Origins Game Fair 2018 and Roll Player

As I mentioned in our last blog I recently attended Origins 2018. I attended this with the mindset less about me personally this year but much more about how I could use this opportunity both for the EDL 290T class as well as for the various student organizations I work with. We have made several connections that will be beneficial for one or the other (or, in the case of a couple I’ll be blogging about soon beneficial for both.)

Today, however, I wanted to continue blogging with a second game I found that could be an awesome addition to the class. While walking around talking to different companies about the class I got almost fully positive reactions. (There was really only one negative reaction my whole time.) One of the best was from Keith Matejka from Thunderworks Games.  Keith is the designer of Roll Player.

Roll Player

Roll Player

Roll Player is a dice rollin game for 2-4 players where you create a character for a Role Playing Game. I’ve played some RPGs were that is the most fun part, so I was intrigued by this game. In Roll Player you choose (in player order) your race and are randomly dealt your class, alignment, etc. However, Tom Vasel can do a much better job explaining the game in the following video than I could.

 

Back to Origins. I told Keith about my class and he told me “you should consider Roll Player for your class about “building your character.” In that class we talk about the basic building blocks of what makes you who you are-setting up the following two classes on values and identity. Keith offered a copy of the game to try to see what I thought about using it as an addition for the class.

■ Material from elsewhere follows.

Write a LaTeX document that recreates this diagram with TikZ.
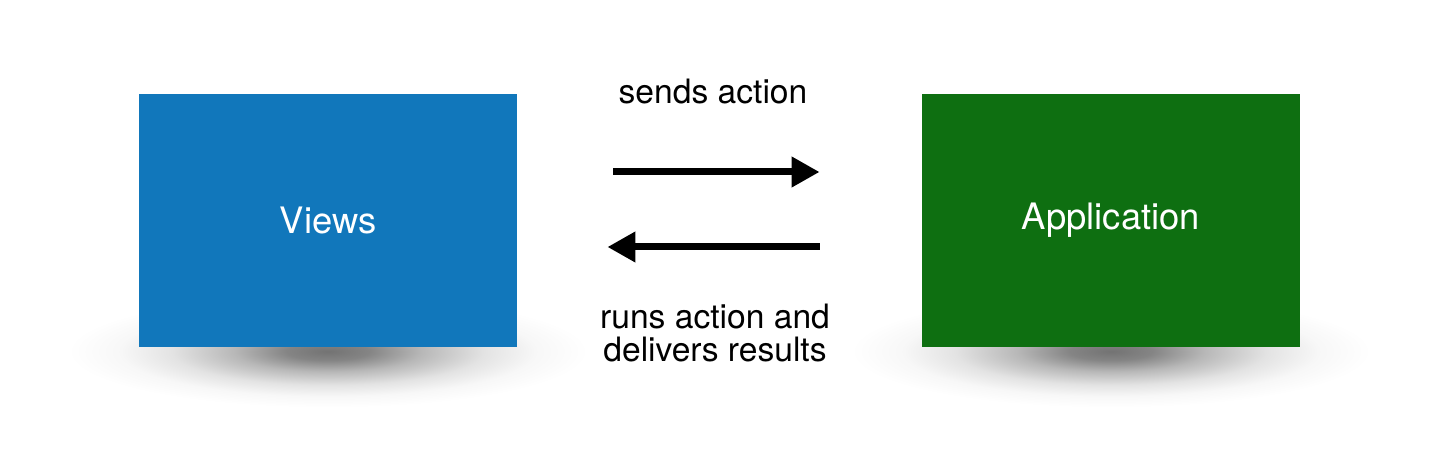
\documentclass[tikz,border=0pt]{standalone}
\usepackage{fontspec}
\setmainfont{TeX Gyre Heros}
\usetikzlibrary{arrows.meta,positioning,calc,backgrounds}
\definecolor{viewblue}{RGB}{17,119,187}
\definecolor{appgreen}{RGB}{14,111,17}
\pgfdeclareradialshading{softshadow}{\pgfpoint{0bp}{0bp}}{%
 color(0bp)=(black!55); color(4bp)=(black!48); color(9bp)=(black!28);
 color(15bp)=(black!11); color(20bp)=(black!3); color(25bp)=(white); color(50bp)=(white)}

\begin{document}
\begin{tikzpicture}[x=0.5pt,y=-0.5pt,font=\fontsize{16.8}{16.5}\selectfont,
 box/.style={inner sep=0pt,minimum width=189pt,minimum height=126.5pt,text=white,
  font=\fontsize{18.2}{20}\selectfont},
 floorshadow/.style={shading=softshadow},
 lbl/.style={inner sep=0pt,align=center},
 arr/.style={-{Triangle[length=14pt,width=14.5pt]},line width=3.5pt,draw=black}]
\useasboundingbox (0,0) rectangle (1456,458);
\node[box,fill=viewblue] (views) at (328,220.5) {Views};
\node[box,fill=appgreen] (app) at (1111,220.5) {Application};
\begin{scope}[on background layer]
\shade[floorshadow] ([yshift=-2pt]views.south) ellipse [x radius=130pt,y radius=28pt];
\shade[floorshadow] ([yshift=-2pt]app.south) ellipse [x radius=130pt,y radius=28pt];
\end{scope}
\draw[arr] ([xshift=48pt,yshift=24.25pt]views.east) -- ([xshift=-51pt,yshift=24.25pt]app.west);
\draw[arr] ([xshift=-51pt,yshift=-13.25pt]app.west) -- ([xshift=45pt,yshift=-13.25pt]views.east);
\node[lbl,anchor=base] (sends) at (713,103.3) {sends action};
\node[lbl,anchor=north] (runs) at (715,304) {runs action and\\delivers results};
\end{tikzpicture}
\end{document}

I think Roll Player could very well be an excellent addition to the class. Students have to make very strategic choices based on several aspects of the game. They want to get their values aligned. They have a class with requirements they want to match and a character history to match. These basically show the goals, values and the aspects of personality they need to have. What is important to you and what do you need to let go to accomplish a more pressing goal you may have? What is important to you and what do you need to do to accomplish that goal. The use of the cards in the card drafting portion of the game again exemplifies these. This is an excellent way to look at “what are the building blocks of your character” and transition into the much more in depth look at values and identity over the coming weeks.

In short-I think Roll Player may be an addition that we may be making if things work out for the future in EDL 290T.

Origins Game Fair 2018 and The Mind

I have been attending Origins Game Fair this year with several students-three of which have taken the class (one of those, John, is teaching with me this spring) and one who taught the class with Aidyn this spring. While we are primarily attending simply because we love games, as I mentioned in an earlier post it is impossible for me not to make connections and ties and such while doing things. Because of that, while at Origins we have been looking for ideas and consider things in the lens of the class as well.

Origins Game Fair

Origins Game Fair

Origins is a game convention in Columbus, OH. This is my second time attending and it is fantastic to get to come to a fair that is actually so much about the games and keeps the focus exactly there-the games. We got to playtest a large number of games over the weekend and discuss with creators and others the games while we were here.

I want to briefly discuss one of those now. The first is a game we played (and John is one of the few who got to buy because it was just on pre-release) and that we are considering adding in to the class in week two when students currently play Hanabi (as a second option, not a replacement). That game is The Mind.

The Mind

The Mind was one of, if not the, hottest games at Origins 2018.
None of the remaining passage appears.